Amigas na metade da vida: festas até as 20h, cafezin e remédios para insônia tornam-se o novo programa emocionante.




Artigo Jornalístico

Ontem saí para tomar um café, que antigamente seria uma cerveja, com uma amiga. Assim que sentamos já começamos a falar de médicos e remédios. Exame vai, exame vem, ela tira o celular do bolso: vou te mostrar uma foto. Fiquei animada, ela sempre gostou de exibir os caras com quem saía. E ainda mais animada quando abriu os dedos na tela, dando zoom na imagem. Olha que gostoso, anunciou, para finalmente me mostrar a foto de um frasco de melatonina 5mg, com trezentos comprimidos, presente que alguém lhe trouxe dos Estados Unidos garantindo seu sono até o final do ano.

Entre as amigas assombradas pelo fogacho, dormir bem virou um programa tão excitante e desejado quanto ir a um show da Madonna. E entre alguns amigos também. A pessoa de fato se prepara para a balada: toma um bom banho, acerta a luz, faz um coquetel (de vitaminas), põe uma playlist feita para aquele momento, uma placa de bruxismo, e, como nos velhos tempos, engole alguma droga —nesse caso, liberada pela Anvisa. E nem assim tem garantia de estar bem no dia seguinte, já que aos trintas anos a bebida dá ressaca, aos quarenta pizza dá ressaca e, em torno dos cinquenta, até os remédios dão.
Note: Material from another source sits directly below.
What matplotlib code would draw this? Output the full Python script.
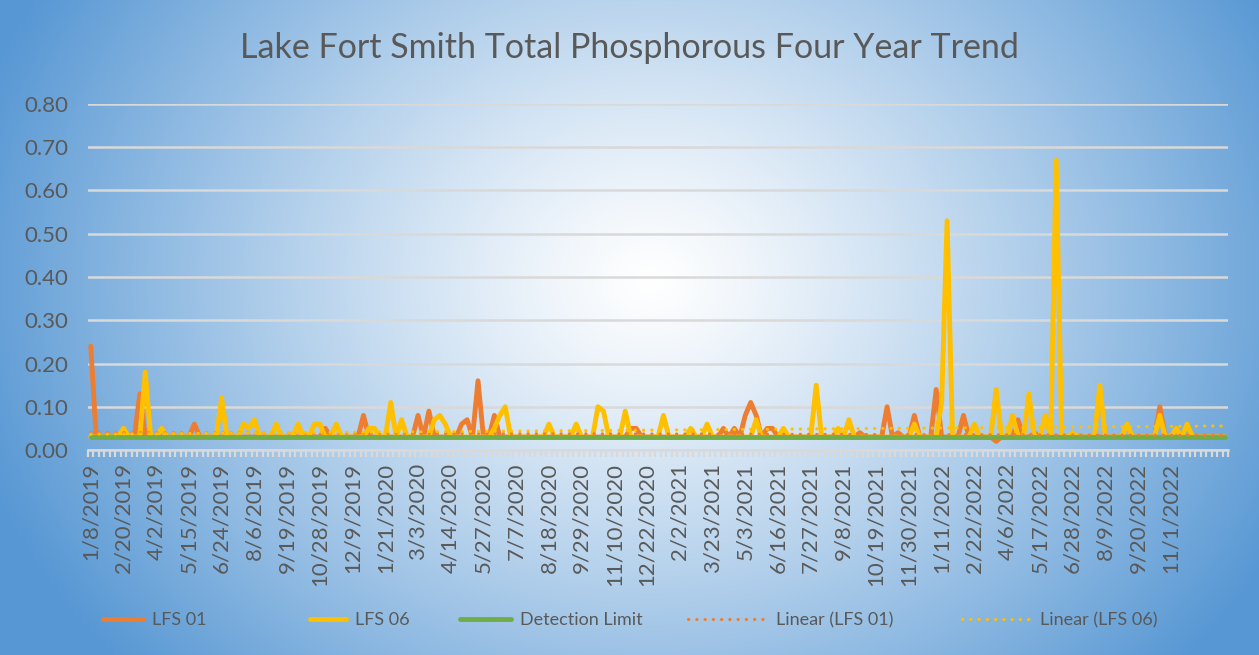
import matplotlib.pyplot as plt
import numpy as np

# sample dates shown on the axis (every 6th sample)
date_labels = ["1/8/2019", "2/20/2019", "4/2/2019", "5/15/2019", "6/24/2019", "8/6/2019",
               "9/19/2019", "10/28/2019", "12/9/2019", "1/21/2020", "3/3/2020", "4/14/2020",
               "5/27/2020", "7/7/2020", "8/18/2020", "9/29/2020", "11/10/2020", "12/22/2020",
               "2/2/2021", "3/23/2021", "5/3/2021", "6/16/2021", "7/27/2021", "9/8/2021",
               "10/19/2021", "11/30/2021", "1/11/2022", "2/22/2022", "4/6/2022", "5/17/2022",
               "6/28/2022", "8/9/2022", "9/20/2022", "11/1/2022"]
label_step = 6
n_samples = 209

lfs01 = [0.24, 0.03, 0.03, 0.03, 0.03, 0.03, 0.03, 0.03, 0.03, 0.13,
         0.03, 0.03, 0.03, 0.03, 0.03, 0.03, 0.03, 0.03, 0.03, 0.06,
         0.03, 0.03, 0.03, 0.03, 0.03, 0.03, 0.03, 0.03, 0.03, 0.03,
         0.03, 0.03, 0.03, 0.03, 0.03, 0.03, 0.03, 0.03, 0.03, 0.03,
         0.03, 0.03, 0.03, 0.05, 0.03, 0.03, 0.03, 0.03, 0.03, 0.03,
         0.08, 0.03, 0.03, 0.03, 0.03, 0.03, 0.03, 0.03, 0.03, 0.03,
         0.08, 0.03, 0.09, 0.03, 0.03, 0.03, 0.03, 0.03, 0.06, 0.07,
         0.03, 0.16, 0.03, 0.03, 0.08, 0.03, 0.03, 0.03, 0.03, 0.03,
         0.03, 0.03, 0.03, 0.03, 0.03, 0.03, 0.03, 0.03, 0.03, 0.03,
         0.03, 0.03, 0.03, 0.03, 0.03, 0.03, 0.03, 0.03, 0.03, 0.05,
         0.05, 0.03, 0.03, 0.03, 0.03, 0.03, 0.03, 0.03, 0.03, 0.03,
         0.03, 0.03, 0.03, 0.03, 0.03, 0.03, 0.05, 0.03, 0.05, 0.03,
         0.08, 0.11, 0.08, 0.03, 0.05, 0.05, 0.03, 0.03, 0.03, 0.03,
         0.03, 0.03, 0.03, 0.03, 0.03, 0.03, 0.03, 0.03, 0.03, 0.03,
         0.03, 0.04, 0.03, 0.03, 0.03, 0.03, 0.10, 0.03, 0.04, 0.03,
         0.03, 0.08, 0.03, 0.03, 0.03, 0.14, 0.03, 0.03, 0.03, 0.03,
         0.08, 0.03, 0.03, 0.03, 0.03, 0.03, 0.02, 0.03, 0.03, 0.03,
         0.07, 0.03, 0.03, 0.04, 0.03, 0.03, 0.03, 0.03, 0.03, 0.03,
         0.03, 0.03, 0.03, 0.03, 0.03, 0.03, 0.03, 0.03, 0.03, 0.03,
         0.03, 0.03, 0.03, 0.03, 0.03, 0.03, 0.10, 0.03, 0.03, 0.03,
         0.03, 0.03, 0.03, 0.03, 0.03, 0.03, 0.03, 0.03, 0.03]

lfs06 = [0.03, 0.03, 0.03, 0.03, 0.03, 0.03, 0.05, 0.03, 0.03, 0.03,
         0.18, 0.03, 0.03, 0.05, 0.03, 0.03, 0.03, 0.03, 0.03, 0.03,
         0.03, 0.03, 0.03, 0.03, 0.12, 0.03, 0.03, 0.03, 0.06, 0.05,
         0.07, 0.03, 0.03, 0.03, 0.06, 0.03, 0.03, 0.03, 0.06, 0.03,
         0.03, 0.06, 0.06, 0.03, 0.03, 0.06, 0.03, 0.03, 0.03, 0.03,
         0.03, 0.05, 0.05, 0.03, 0.03, 0.11, 0.03, 0.07, 0.03, 0.03,
         0.03, 0.03, 0.03, 0.07, 0.08, 0.06, 0.03, 0.03, 0.03, 0.03,
         0.03, 0.03, 0.03, 0.03, 0.05, 0.08, 0.10, 0.03, 0.03, 0.03,
         0.03, 0.03, 0.03, 0.03, 0.06, 0.03, 0.03, 0.03, 0.03, 0.06,
         0.03, 0.03, 0.03, 0.10, 0.09, 0.03, 0.03, 0.03, 0.09, 0.03,
         0.03, 0.03, 0.03, 0.03, 0.03, 0.08, 0.03, 0.03, 0.03, 0.03,
         0.05, 0.03, 0.03, 0.06, 0.03, 0.03, 0.03, 0.03, 0.03, 0.03,
         0.03, 0.03, 0.07, 0.03, 0.03, 0.03, 0.03, 0.05, 0.03, 0.03,
         0.03, 0.03, 0.03, 0.15, 0.03, 0.03, 0.03, 0.05, 0.03, 0.07,
         0.03, 0.03, 0.03, 0.03, 0.03, 0.03, 0.03, 0.03, 0.03, 0.03,
         0.03, 0.06, 0.03, 0.03, 0.03, 0.03, 0.11, 0.53, 0.03, 0.03,
         0.03, 0.03, 0.06, 0.03, 0.03, 0.03, 0.14, 0.03, 0.03, 0.08,
         0.03, 0.03, 0.13, 0.03, 0.03, 0.08, 0.03, 0.67, 0.03, 0.03,
         0.04, 0.03, 0.03, 0.03, 0.03, 0.15, 0.03, 0.03, 0.03, 0.03,
         0.06, 0.03, 0.03, 0.03, 0.03, 0.03, 0.08, 0.03, 0.03, 0.05,
         0.03, 0.06, 0.03, 0.03, 0.03, 0.03, 0.03, 0.03, 0.03]

detection_limit = [0.03] * n_samples

ORANGE = "#ED7D31"
GOLD = "#FFC000"
GREEN = "#70AD47"
GREY_TEXT = "#595959"
GRID = "#D9D9D9"


def gradient_background(fig):
    # radial gradient, white in the middle, blue at the edges
    w, h = 1259, 655
    yy, xx = np.mgrid[0:h, 0:w]
    t = np.sqrt(((xx - 650) / 700.0) ** 2 + ((yy - 280) / 580.0) ** 2)
    t = np.clip(t, 0, 1) ** 1.2
    edge = np.array([88, 152, 212]) / 255.0
    img = np.ones((h, w, 3)) * (1 - t[..., None]) + edge * t[..., None]
    bg = fig.add_axes([0, 0, 1, 1], zorder=-10)
    bg.imshow(img, aspect="auto", extent=[0, 1, 0, 1])
    bg.axis("off")


def main():
    plt.rcParams['font.family'] = ['Lato', 'DejaVu Sans']
    fig = plt.figure(figsize=(12.59, 6.55), dpi=100)
    gradient_background(fig)

    ax = fig.add_axes([88 / 1259, 205 / 655, 1140 / 1259, 346 / 655])
    ax.set_facecolor("none")

    x = np.arange(n_samples)
    ax.plot(x, lfs01, color=ORANGE, lw=3.5, solid_joinstyle="round",
            solid_capstyle="round", label="LFS 01", zorder=3)
    ax.plot(x, lfs06, color=GOLD, lw=3.5, solid_joinstyle="round",
            solid_capstyle="round", label="LFS 06", zorder=4)
    ax.plot(x, detection_limit, color=GREEN, lw=3.5, solid_capstyle="round",
            label="Detection Limit", zorder=5)

    # linear trend lines
    for series, color, name in [(lfs01, ORANGE, "Linear (LFS 01)"),
                                (lfs06, GOLD, "Linear (LFS 06)")]:
        slope, icpt = np.polyfit(x, series, 1)
        ax.plot(x, slope * x + icpt, color=color, lw=2.2,
                linestyle=(0, (0.1, 2.6)), dash_capstyle="round",
                label=name, zorder=6)

    ax.set_xlim(-0.5, n_samples - 0.5)
    ax.set_ylim(0, 0.8)
    ax.set_yticks(np.arange(0, 0.81, 0.1))
    ax.set_yticklabels([f"{v:.2f}" for v in np.arange(0, 0.81, 0.1)])
    ax.grid(axis="y", color=GRID, lw=1.8, zorder=0)
    ax.set_axisbelow(True)

    ax.set_xticks(x[::label_step][:len(date_labels)])
    ax.set_xticklabels(date_labels, rotation=90)
    ax.set_xticks(np.arange(-0.5, n_samples, 1), minor=True)

    ax.tick_params(axis="y", length=0, pad=14, labelsize=16, labelcolor=GREY_TEXT)
    ax.tick_params(axis="x", which="major", length=0, pad=9, labelsize=16,
                   labelcolor=GREY_TEXT)
    ax.tick_params(axis="x", which="minor", length=5, width=1.6, color=GRID)

    for side in ["top", "left", "right"]:
        ax.spines[side].set_visible(False)
    ax.spines["bottom"].set_color(GRID)
    ax.spines["bottom"].set_linewidth(1.8)

    fig.text(0.5, 0.927, "Lake Fort Smith Total Phosphorous Four Year Trend",
             ha="center", va="center", fontsize=24.5, color=GREY_TEXT)

    # legend entries placed one by one, like the spread-out Excel legend
    handles, labels = ax.get_legend_handles_labels()
    starts = [103, 310, 460, 688, 962]
    lengths = [2.2, 2.0, 2.8, 4.4, 3.8]
    for h, lab, x0, hl in zip(handles, labels, starts, lengths):
        fig.legend([h], [lab], loc="center left", bbox_to_anchor=(x0 / 1259, 0.053),
                   frameon=False, fontsize=13, labelcolor=GREY_TEXT,
                   handlelength=hl, handletextpad=0.5, borderpad=0, borderaxespad=0)

    fig.savefig("out.png", dpi=100)


if __name__ == "__main__":
    main()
Talvez por isso os programas passaram a ser tão bem calculados. As festas, que começavam às 22h, foram migrando os ponteiros. Começaram a marcar às 20h, desceram para o crepúsculo, tornaram-se encontros vespertinos, almoços e até cafés da manhã —pessoal, menos, por favor. Mas o pior mesmo foi uma festa surpresa para a minha professora de ginástica, marcada para quando ela chegasse na academia, antes da aula. Ou seja, às 6h30. Confesso que nesse dia me senti jovem: ainda era noite quando saí de casa a caminho do evento com minha roupa colante e meu torpor banhado à lua.
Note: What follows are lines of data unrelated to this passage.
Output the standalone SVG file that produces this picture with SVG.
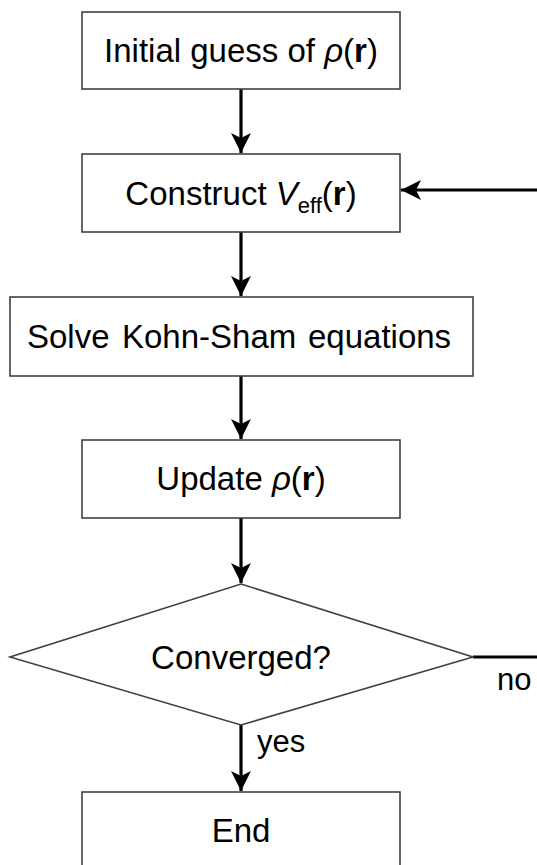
<svg xmlns="http://www.w3.org/2000/svg" width="537" height="865" viewBox="0 0 537 865">
<defs>
<style>
.box{fill:#fff;stroke:#404040;stroke-width:1.6}
.t{font-family:"Liberation Sans",Arial,sans-serif;font-size:33px;fill:#000}
.c{stroke:#000;stroke-width:3.2;fill:none}
</style>
<marker id="ah" viewBox="0 0 20 20" refX="20" refY="10" markerWidth="20" markerHeight="20" markerUnits="userSpaceOnUse" orient="auto">
<path d="M20,10 L0,0 L5,10 L0,20 z" fill="#000"/>
</marker>
</defs>
<rect width="537" height="865" fill="#fff"/>
<g id="connectors">
<line class="c" x1="241" y1="89" x2="241" y2="153" marker-end="url(#ah)"/>
<line class="c" x1="241" y1="232" x2="241" y2="296" marker-end="url(#ah)"/>
<line class="c" x1="241" y1="376" x2="241" y2="439" marker-end="url(#ah)"/>
<line class="c" x1="241" y1="518" x2="241" y2="583" marker-end="url(#ah)"/>
<line class="c" x1="241" y1="725" x2="241" y2="791" marker-end="url(#ah)"/>
<line class="c" x1="473" y1="657" x2="537" y2="657"/>
<line class="c" x1="537" y1="190" x2="401" y2="190" marker-end="url(#ah)"/>
<text class="t" x="497" y="690" style="font-size:31px">no</text>
<text class="t" x="257" y="752" style="font-size:31px">yes</text>
</g>
<g id="init">
<rect class="box" x="82" y="12" width="318" height="77"/>
<text class="t" x="241" y="62" text-anchor="middle">Initial guess of <tspan font-style="italic">ρ</tspan>(<tspan font-weight="bold">r</tspan>)</text>
</g>
<g id="construct">
<rect class="box" x="82" y="154" width="318" height="78"/>
<text class="t" x="241" y="205" text-anchor="middle">Construct <tspan font-style="italic">V</tspan><tspan dy="8" font-size="22">eff</tspan><tspan dy="-8">(</tspan><tspan font-weight="bold">r</tspan>)</text>
</g>
<g id="solve">
<rect class="box" x="10" y="297" width="463" height="79"/>
<text class="t" y="348"><tspan x="27">Solve</tspan><tspan x="122">Kohn-Sham</tspan><tspan x="308">equations</tspan></text>
</g>
<g id="update">
<rect class="box" x="82" y="440" width="318" height="78"/>
<text class="t" x="241" y="490" text-anchor="middle">Update <tspan font-style="italic">ρ</tspan>(<tspan font-weight="bold">r</tspan>)</text>
</g>
<g id="converged">
<polygon class="box" points="241,584 473,657 241,725 10,657"/>
<text class="t" x="241" y="669" text-anchor="middle">Converged?</text>
</g>
<g id="end">
<rect class="box" x="82" y="792" width="318" height="100"/>
<text class="t" x="241" y="842" text-anchor="middle">End</text>
</g>
</svg>
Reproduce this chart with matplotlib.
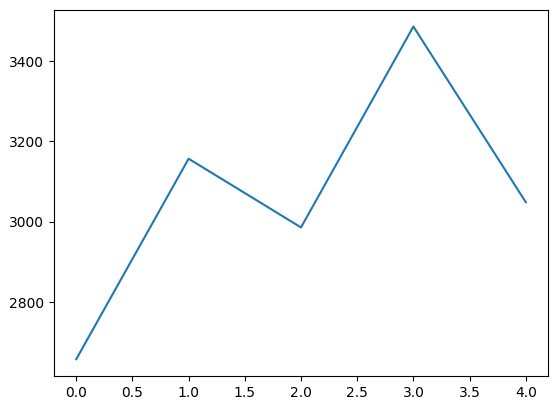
import matplotlib
matplotlib.use("Agg")
import matplotlib.pyplot as plt

# values
x = [0, 1, 2, 3, 4]
y = [2658, 3157, 2986, 3486, 3049]

fig = plt.figure(figsize=(5.6, 4.13), dpi=100)
ax = fig.add_axes([0.096, 0.090, 0.883, 0.886])
ax.plot(x, y)
fig.savefig("out.png", dpi=100)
E para escolher os lugares? Antes o foco era no cardápio de frequentadores. Ninguém estava nem aí para o que havia para comer ou beber. Agora é o contrário: meus amigos encaram bar ou restaurante frequentado até pela turma da Ku Klux Klan desde que o cardápio tenha opções sem glúten, sem lactose e sem álcool. Claro que alguns ainda bebem, mas esses têm o cuidado de, antes, pedir licença médica –já estou vendo a hora que alguém vai chegar deixando uma ambulância na porta.

Não é só o fígado. É tudo. Consigo até saber quando meus amigos praticam aquela atividade rara nos casamentos, o tal do sexo, porque depois aparecem com as costas doendo. Se bem que estão sempre com as costas doendo. E os que se metem a fazer muito exercício para evitar essa dor, acabam por ferrar os joelhos, mostrando que o sujeito de meia-idade é como um cubo mágico: quando se ajeita de um lado, se desarranja do outro.
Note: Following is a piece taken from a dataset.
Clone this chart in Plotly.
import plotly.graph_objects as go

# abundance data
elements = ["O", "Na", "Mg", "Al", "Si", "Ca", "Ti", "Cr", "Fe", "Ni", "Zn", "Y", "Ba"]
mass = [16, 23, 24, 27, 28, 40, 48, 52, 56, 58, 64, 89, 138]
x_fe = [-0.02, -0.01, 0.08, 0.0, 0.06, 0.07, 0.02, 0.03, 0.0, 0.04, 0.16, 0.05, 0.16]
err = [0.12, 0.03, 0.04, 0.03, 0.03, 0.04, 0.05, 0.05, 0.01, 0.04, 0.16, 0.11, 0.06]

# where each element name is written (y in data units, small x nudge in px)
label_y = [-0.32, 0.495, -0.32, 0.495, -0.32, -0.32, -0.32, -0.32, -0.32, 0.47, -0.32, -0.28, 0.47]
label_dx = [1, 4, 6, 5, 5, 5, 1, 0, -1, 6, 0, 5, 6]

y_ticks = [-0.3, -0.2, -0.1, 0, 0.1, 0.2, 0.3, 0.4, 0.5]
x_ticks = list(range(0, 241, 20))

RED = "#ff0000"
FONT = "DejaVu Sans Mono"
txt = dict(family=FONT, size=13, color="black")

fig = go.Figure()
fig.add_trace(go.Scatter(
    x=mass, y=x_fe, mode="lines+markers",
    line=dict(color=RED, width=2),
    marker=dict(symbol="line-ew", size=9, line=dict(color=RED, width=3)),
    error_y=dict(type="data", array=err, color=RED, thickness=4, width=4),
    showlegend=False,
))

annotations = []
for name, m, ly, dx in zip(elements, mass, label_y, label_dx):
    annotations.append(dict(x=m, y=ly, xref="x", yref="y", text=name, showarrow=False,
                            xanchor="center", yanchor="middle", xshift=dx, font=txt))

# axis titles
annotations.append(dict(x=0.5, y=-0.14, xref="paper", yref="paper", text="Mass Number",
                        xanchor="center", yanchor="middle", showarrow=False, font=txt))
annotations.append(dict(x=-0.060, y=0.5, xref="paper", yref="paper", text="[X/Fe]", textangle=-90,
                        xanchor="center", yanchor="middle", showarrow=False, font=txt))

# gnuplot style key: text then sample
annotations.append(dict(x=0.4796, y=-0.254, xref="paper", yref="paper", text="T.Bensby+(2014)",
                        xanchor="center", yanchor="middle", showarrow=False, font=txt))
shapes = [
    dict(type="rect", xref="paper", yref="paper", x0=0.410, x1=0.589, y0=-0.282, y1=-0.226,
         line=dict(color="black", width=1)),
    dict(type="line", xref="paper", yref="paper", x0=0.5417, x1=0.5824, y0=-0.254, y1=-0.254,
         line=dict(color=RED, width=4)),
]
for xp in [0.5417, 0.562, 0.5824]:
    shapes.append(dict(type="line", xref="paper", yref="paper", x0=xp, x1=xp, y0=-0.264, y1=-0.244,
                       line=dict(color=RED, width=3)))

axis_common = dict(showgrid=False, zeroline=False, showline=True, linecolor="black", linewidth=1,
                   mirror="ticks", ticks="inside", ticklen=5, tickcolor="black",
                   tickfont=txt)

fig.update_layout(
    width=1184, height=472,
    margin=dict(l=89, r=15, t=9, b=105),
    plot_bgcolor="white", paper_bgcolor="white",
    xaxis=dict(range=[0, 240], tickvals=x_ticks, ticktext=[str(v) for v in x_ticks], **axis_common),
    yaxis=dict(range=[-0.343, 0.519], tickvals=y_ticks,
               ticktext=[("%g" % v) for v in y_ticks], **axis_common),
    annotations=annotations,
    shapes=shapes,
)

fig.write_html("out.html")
Não sei se é a idade ou o estresse causado pela corrida dos boletos, mas a memória também já não é a mesma. Quando estamos todos juntos, parece um programa de auditório: o nome daquele ator ruivo que ganhou o Oscar? A pergunta vai passando de um participante a outro, o relógio ticando, até que um abençoado finalmente dá a resposta.

Deprê? Pelo menos estamos vivos. E vou dizer que nem são as cervicais surradas, os joelhos escangalhados e os estômagos frágeis o que mais me comove. O que me toca ao olhar para os meus amigos é perceber que, depois de tantos anos, depois de tanta energia colocada na vida, de tanta saliva investida em conversas, de tanta aposta na humanidade, de tanta sola gasta em manifestações e passeatas, nós mudamos mas o mundo continua o mesmo. Ou até piorzinho.